AR Runtime functions
XR Spatial Compute: AR functions which process sensor data to generate information about the world 3D space surrounding the AR user. It includes functions such as SLAM for spatial mapping (creating a map of the surrounding area) and localization (establishing the position of users and objects within that space), 3D reconstruction and semantic perception.
Pose corrector: function for pose correction that helps stabilise AR media when the user moves. Typically, this is done by asynchronous time warping (ATW) or late stage reprojection (LSR).
Semantic perception: process of converting signals captured on the AR glass into semantical concepts. Typically uses some sort of Artificial Intelligence (AI) and/or Machine Learning (ML).
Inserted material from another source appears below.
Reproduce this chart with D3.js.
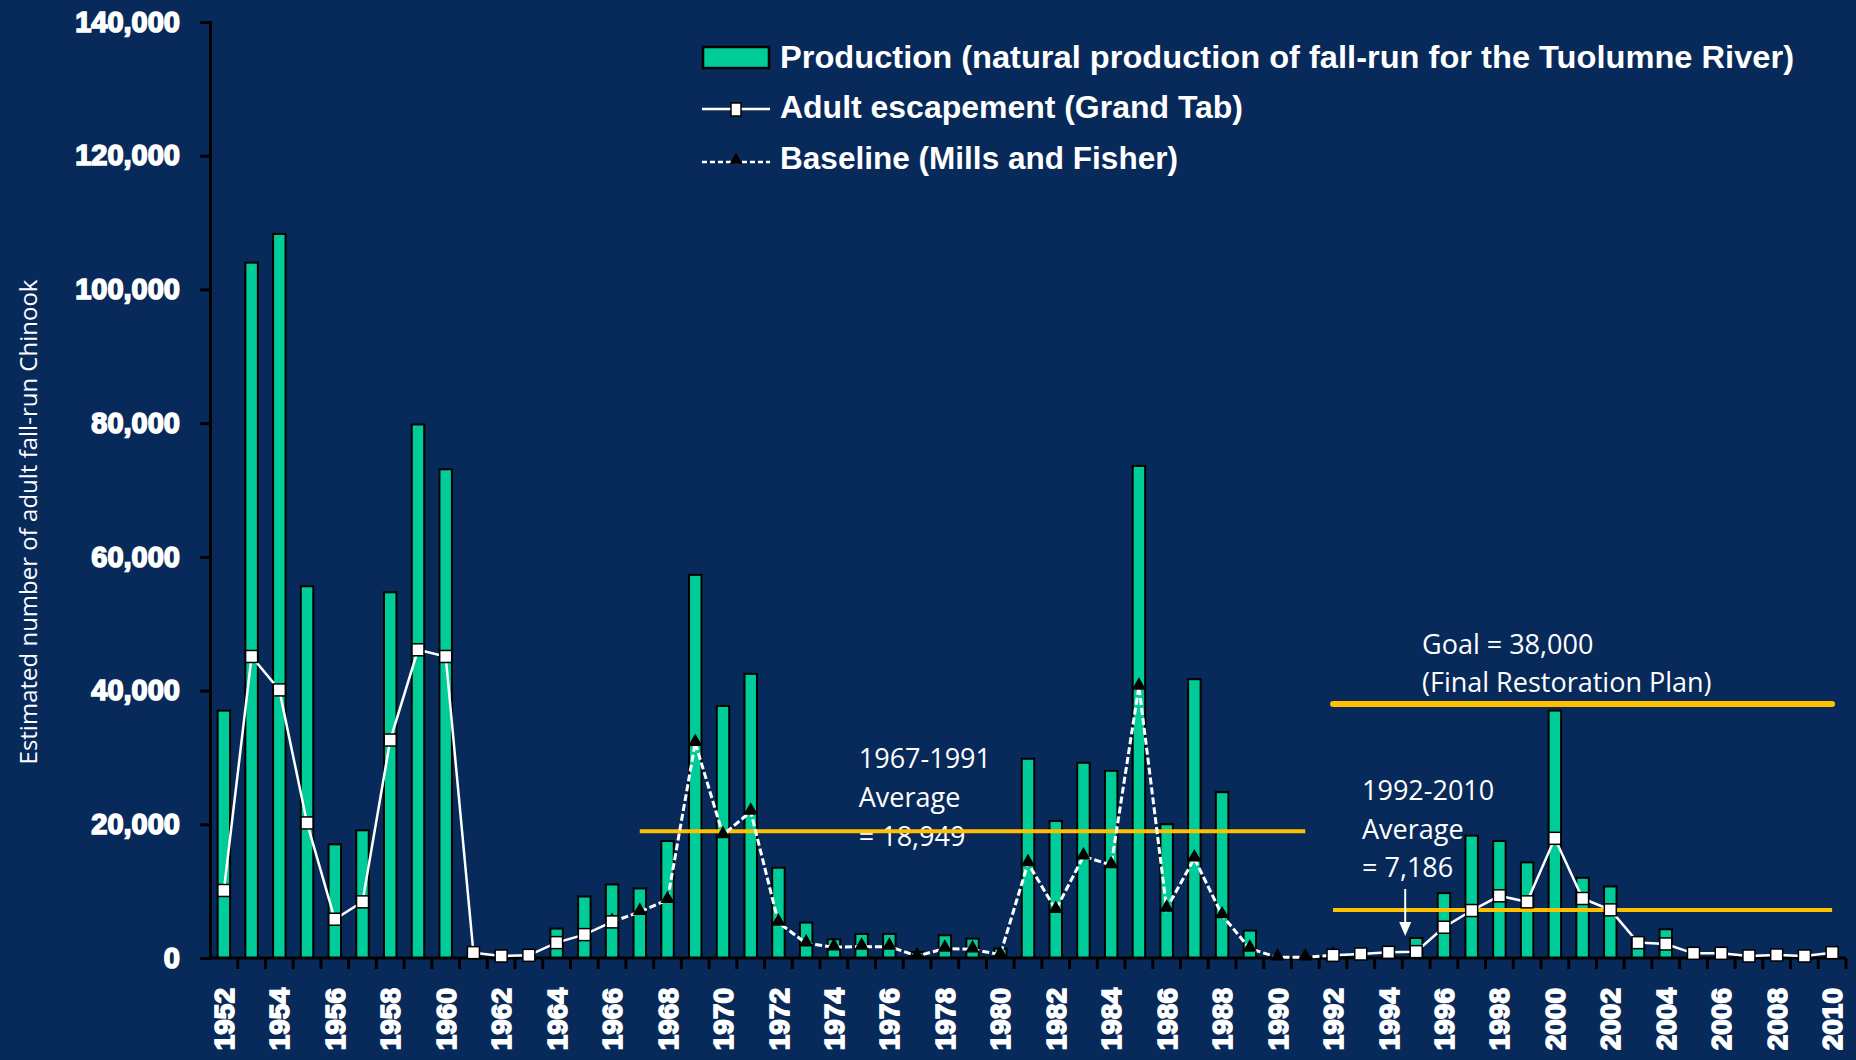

Examples include object recognition, object classification, etc.
Scene Manager
Scene graph handler: a function that supports the management of a scene graph that represents an object-based hierarchy of the geometry of a scene and permits interaction with the scene.
Compositor: compositing layers of images at different levels of depth for presentation
Immersive media renderer: the generation of one (monoscopic displays) or two (stereoscopic displays) eye buffers from the visual content, typically using GPUs. Rendering operations may be different depending on the rendering pipeline of the media and may include audio, 2D or 3D visual rendering, as well as pose correction functionalities. The immersive media renderer also includes rendering of other senses such as haptics.
Media Access Function includes
Tethering and network interfaces for AR/MR immersive content delivery
The AR glasses may be tethered through non-5G connectivity (wired, WiFi)
The AR glasses may be tethered through 5G connectivity
The AR glasses may be tethered through different flavours of 5G connectivity
Content Delivery: Connectivity and protocol framework to deliver the content and provide functionalities such as synchronization, encapsulation, loss and jitter management, bandwidth management, etc.
Digital representation and delivery of scene graphs and XR Spatial Descriptions
Codecs to compress the media provided in the scene.
2D media codecs
Immersive media decoders: media decoders to decode compressed immersive media as inputs to the immersive media renderer. Immersive media decoders include both 2D and 3D visual media and mono, stereo and/or spatial/audio media decoder functionalities.
Immersive media encoders: encoders providing compressed versions of visual/audio immersive media data.
Media Session Handler: A service on the device that connects to 5G System Network functions, typically AFs, in order to support the delivery and QoS requirements for the media delivery. This may include prioritization, QoS requests, edge capability discovery, etc.
Other media-delivery related functions such as security, encryption, etc.
Physical Rendering (assigned to the peripherals)
Display: Optical see-through displays allow the user to see the real world "directly" (through a set of optical elements though). AR displays add virtual content by adding additional light on top of the light coming in from the real-world.
Speakers: Speakers that allow to render the audio content to provide an immersive experience. A typical physical implementation are headphones.
AR/MR Application with additional unassigned functions
An application that makes use of the AR and MR functionalities on the device and the network to provide an AR/MR user experience.